Далее у автора все как у всех, и название глав в книге словно взяты из всенародной летописи советского террора: «Арест», «Следствие», «Суд», «По этапу». Далее не менее узнаваемо: «Шахта Капитальная», «Смерть Сталина», «Освобождение»: «У меня ничего не было, только странное ощущение – я могу идти куда угодно, прямо по глобусу». И лишь позже «прямые» пути-дорожки у зэков из разных сословий расходятся. В частности, у художника Ухналева жизнь обросла радостными главами «Реабилитация» и «Возвращение в Эрмитаж», объявились родные, друзья-знакомые, одноклассники – «Илюшка Глазунов – в то время у него была английская военная форма, он в ней ходил, на голове какая-то офицерская пилотка. Причем это не было пижонством, просто не было другой одежды.
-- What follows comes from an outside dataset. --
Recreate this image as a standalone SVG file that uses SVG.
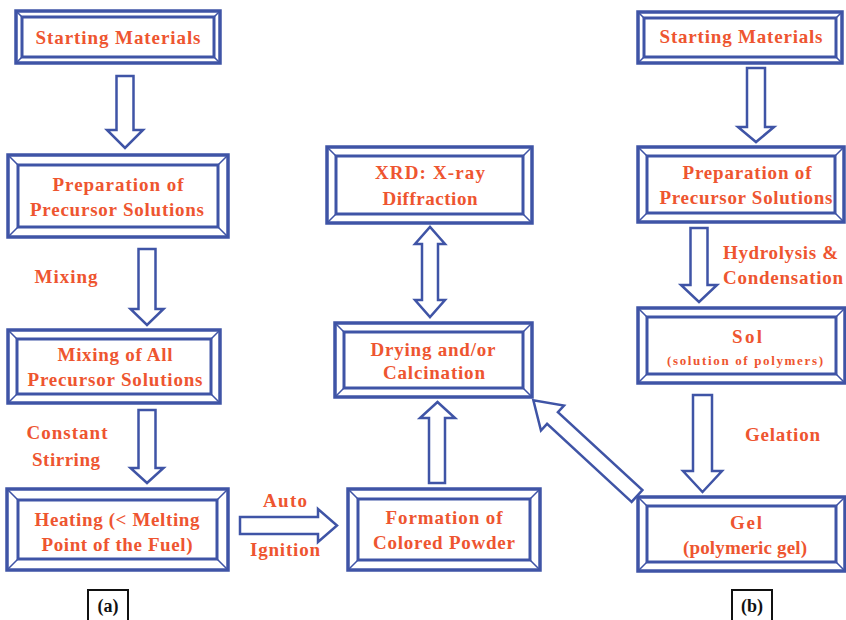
<svg xmlns="http://www.w3.org/2000/svg" width="846" height="620" viewBox="0 0 846 620">
<style>
.ob{fill:#fff;stroke:#3f54a6;stroke-width:3.5}
.ib{fill:none;stroke:#3f54a6;stroke-width:3}
.cl{stroke:#3f54a6;stroke-width:1.5}
.t{font-family:"Liberation Serif","Times New Roman",serif;font-weight:bold;font-size:19px;fill:#ee5530;text-anchor:middle}
.s{font-size:13px}
.arr{fill:#fff;stroke:#3f54a6;stroke-width:2.5;stroke-linejoin:miter}
.lb{fill:#fff;stroke:#111;stroke-width:2}
.lt{font-family:"Liberation Serif","Times New Roman",serif;font-weight:bold;font-size:18px;fill:#111;text-anchor:middle}
</style>
<rect width="846" height="620" fill="#fff"/>
<g id="connectors">
<path class="arr" d="M116.5,76 H133.5 V130 H143 L125,148 L107,130 H116.5 Z"/>
<path class="arr" d="M138.5,249 H155.5 V309 H163.5 L147,325 L130.5,309 H138.5 Z"/>
<path class="arr" d="M138.5,410 H155.5 V468 H163.5 L147,483 L130.5,468 H138.5 Z"/>
<path class="arr" d="M240,517 V534 H318 V542 L337,525.5 L318,509 V517 Z"/>
<path class="arr" d="M422,244 H415 L430,227 L445,244 H438 V300 H445 L430,317 L415,300 H422 Z"/>
<path class="arr" d="M429,483 V418 H420 L437.5,402 L455,418 H445 V483 Z"/>
<path class="arr" d="M0,-8 L115,-8 L115,-17 L141,0 L115,17 L115,8 L0,8 Z" transform="translate(637,496) rotate(-137.3)"/>
<path class="arr" d="M747,68 H765 V127 H774 L756,142 L738,127 H747 Z"/>
<path class="arr" d="M690.5,228 H707.5 V285 H717 L699,302 L681,285 H690.5 Z"/>
<path class="arr" d="M693,395 H712 V471 H722 L702.5,492 L683,471 H693 Z"/>
</g>
<g id="lbl-mixing"><text class="t" x="66" y="283" textLength="63">Mixing</text></g>
<g id="lbl-stirring"><text class="t" x="67" y="439" textLength="81">Constant</text><text class="t" x="66" y="466" textLength="68">Stirring</text></g>
<g id="lbl-auto"><text class="t" x="285" y="507" textLength="44">Auto</text><text class="t" x="285" y="556" textLength="70">Ignition</text></g>
<g id="lbl-hydro"><text class="t" x="723" y="259" style="text-anchor:start" textLength="115">Hydrolysis &amp;</text><text class="t" x="723" y="284" style="text-anchor:start" textLength="120">Condensation</text></g>
<g id="lbl-gel"><text class="t" x="745" y="441" style="text-anchor:start" textLength="75">Gelation</text></g>

<g id="a-start">
<rect class="ob" x="16" y="11" width="204" height="52"/><rect class="ib" x="22" y="17" width="192" height="40"/>
<path class="cl" d="M16,11 L22,17 M220,11 L214,17 M16,63 L22,57 M220,63 L214,57"/>
<text class="t" x="118" y="44" textLength="165">Starting Materials</text>
</g>
<g id="a-prep">
<rect class="ob" x="8" y="155" width="220" height="82"/><rect class="ib" x="18" y="165" width="200" height="62"/>
<path class="cl" d="M8,155 L18,165 M228,155 L218,165 M8,237 L18,227 M228,237 L218,227"/>
<text class="t" x="118" y="191" textLength="131">Preparation of</text>
<text class="t" x="117" y="216" textLength="174">Precursor Solutions</text>
</g>
<g id="a-mix">
<rect class="ob" x="8" y="330" width="212" height="73"/><rect class="ib" x="17" y="339" width="194" height="55"/>
<path class="cl" d="M8,330 L17,339 M220,330 L211,339 M8,403 L17,394 M220,403 L211,394"/>
<text class="t" x="115" y="361" textLength="115">Mixing of All</text>
<text class="t" x="115" y="386" textLength="175">Precursor Solutions</text>
</g>
<g id="a-heat">
<rect class="ob" x="7" y="489" width="221" height="81"/><rect class="ib" x="18" y="500" width="199" height="59"/>
<path class="cl" d="M7,489 L18,500 M228,489 L217,500 M7,570 L18,559 M228,570 L217,559"/>
<text class="t" x="117" y="526" textLength="165">Heating (&lt; Melting</text>
<text class="t" x="117" y="551" textLength="151">Point of the Fuel)</text>
</g>
<g id="xrd">
<rect class="ob" x="327" y="147" width="205" height="76"/><rect class="ib" x="336" y="156" width="187" height="58"/>
<path class="cl" d="M327,147 L336,156 M532,147 L523,156 M327,223 L336,214 M532,223 L523,214"/>
<text class="t" x="430" y="179" textLength="110">XRD: X-ray</text>
<text class="t" x="430" y="205" textLength="95">Diffraction</text>
</g>
<g id="drying">
<rect class="ob" x="335" y="323" width="197" height="74"/><rect class="ib" x="344" y="332" width="179" height="56"/>
<path class="cl" d="M335,323 L344,332 M532,323 L523,332 M335,397 L344,388 M532,397 L523,388"/>
<text class="t" x="433" y="356" textLength="125">Drying and/or</text>
<text class="t" x="434" y="379" textLength="102">Calcination</text>
</g>
<g id="formation">
<rect class="ob" x="348" y="489" width="192" height="81"/><rect class="ib" x="358" y="499" width="172" height="61"/>
<path class="cl" d="M348,489 L358,499 M540,489 L530,499 M348,570 L358,560 M540,570 L530,560"/>
<text class="t" x="444" y="524" textLength="117">Formation of</text>
<text class="t" x="444" y="549" textLength="142">Colored Powder</text>
</g>
<g id="b-start">
<rect class="ob" x="638" y="12" width="204" height="51"/><rect class="ib" x="644" y="18" width="192" height="39"/>
<path class="cl" d="M638,12 L644,18 M842,12 L836,18 M638,63 L644,57 M842,63 L836,57"/>
<text class="t" x="741" y="43" textLength="163">Starting Materials</text>
</g>
<g id="b-prep">
<rect class="ob" x="638" y="147" width="206" height="75"/><rect class="ib" x="647" y="156" width="188" height="57"/>
<path class="cl" d="M638,147 L647,156 M844,147 L835,156 M638,222 L647,213 M844,222 L835,213"/>
<text class="t" x="747" y="179" textLength="129">Preparation of</text>
<text class="t" x="746" y="204" textLength="173">Precursor Solutions</text>
</g>
<g id="sol">
<rect class="ob" x="638" y="308" width="207" height="75"/><rect class="ib" x="647" y="317" width="189" height="57"/>
<path class="cl" d="M638,308 L647,317 M845,308 L836,317 M638,383 L647,374 M845,383 L836,374"/>
<text class="t" x="747" y="343" textLength="30">Sol</text>
<text class="t s" x="745" y="365" textLength="156">(solution of polymers)</text>
</g>
<g id="gel">
<rect class="ob" x="638" y="497" width="207" height="74"/><rect class="ib" x="647" y="506" width="189" height="56"/>
<path class="cl" d="M638,497 L647,506 M845,497 L836,506 M638,571 L647,562 M845,571 L836,562"/>
<text class="t" x="746" y="529" textLength="32">Gel</text>
<text class="t" x="745" y="554" textLength="124">(polymeric gel)</text>
</g>
<g id="label-a"><rect class="lb" x="88" y="590" width="40" height="34"/><text class="lt" x="108" y="612">(a)</text></g>
<g id="label-b"><rect class="lb" x="732" y="590" width="40" height="34"/><text class="lt" x="752" y="612">(b)</text></g>
</svg>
А форму, думаю, по ленд-лизу прислали». Прочим живописцам реабилитация не полагалась, и к упомянутому деду-художнику в некогда шелковом белье, прожившему остаток жизни на поселении, то бишь в ссылке, регулярно наведывались мутные товарищи, просматривающие и его скудную прессу, и даже поминальную книжечку его жены. «Это кто? – веско интересовались, увидев среди иванов, николаев и прочих рабов Божьих, чающих свечечки за упокой души, некоего Фредерика. – Как кто? – удивлялись в ответ. – Шопен».

Разница, конечно, порой небольшая между братьями-художниками, но те, кто заглядывал в их поминальные скрижали, словно в отрывной календарь в своем кабинете, согласитесь, жили и живут совсем на другом полюсе жизни. И никакая мимикрия здесь не поможет.